Como respuesta a este problema, César Rendueles plantea en su libro Capitalismo canalla: una historia del capitalismo a través de la literatura (2015) que volvamos a tomarnos en serio la idea de cuidar a los demás. Tal y como yo la entiendo, estamos ante una suerte de apelación al micro-cuidado; no se trata pues de cuidar como un gran proyecto universal, sino de un cuidar en nuestra vida diaria, en el pequeño mundo que tenemos construido cada uno de nosotros. Me parece una idea prometedora y atractiva, que nos reconecta con lo que alguna vez fuimos y quizá hayamos dejado de ser, pero que, al mismo tiempo, incorpora en ella un cierto sentido de renuncia a las grandes transformaciones, a los grandes proyectos; es, de alguna manera, la certificación de que la partida está, en gran medida al menos, perdida, y de que solamente nos queda nuestro pequeño universo coyuntural como (gran) campo de acción.

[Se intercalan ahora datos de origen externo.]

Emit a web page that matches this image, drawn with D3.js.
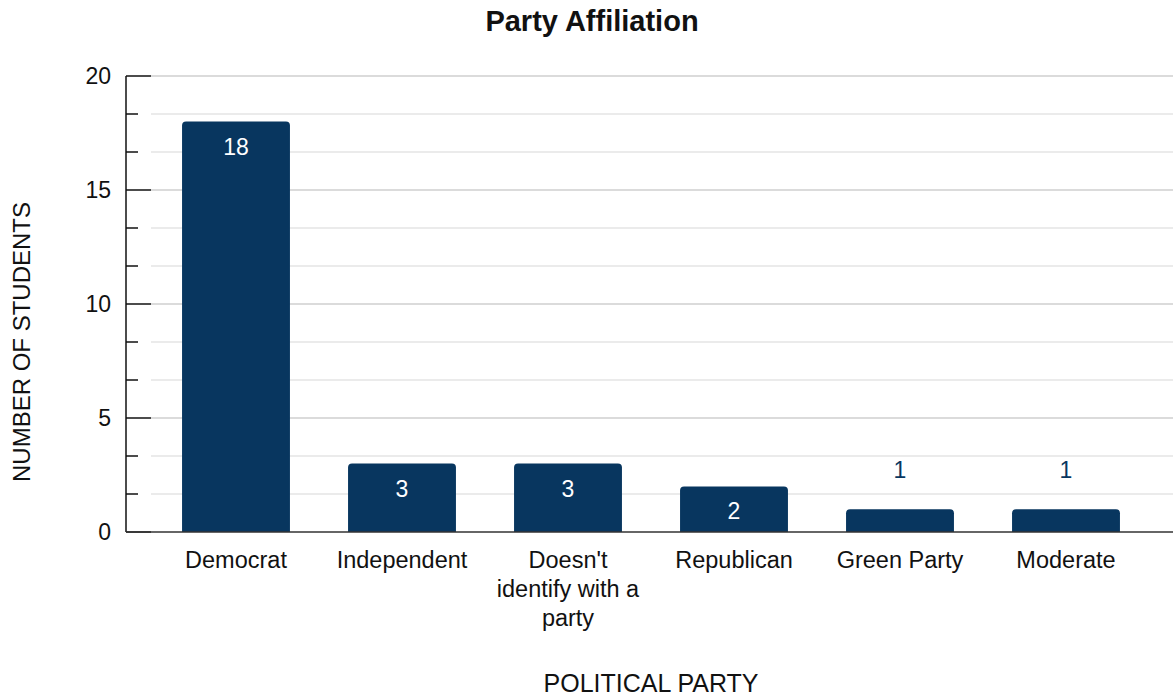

Mi propia receta no es mucho más alentadora, soy perfectamente consciente de ello; como señalaba con la estructura de la lucha por los 9 trabajos que he mencionado más arriba, la partida es en efecto muy difícil de jugar. Pero creo que la dirección en la que debemos pensar es mucho más profunda, y pasa, sustancialmente, por recuperar uno de los bienes públicos que hemos perdido completamente y que debemos urgentemente intentar recuperar y reconstruir: se trata de la confianza, de la confianza tanto inter-personal como institucional. Ahora bien, cómo empezar a reconstruir este activo tan maltrecho, en un mundo como el que nos ha tocado vivir, que está más maltrecho todavía es, sin duda, harina de otro costal.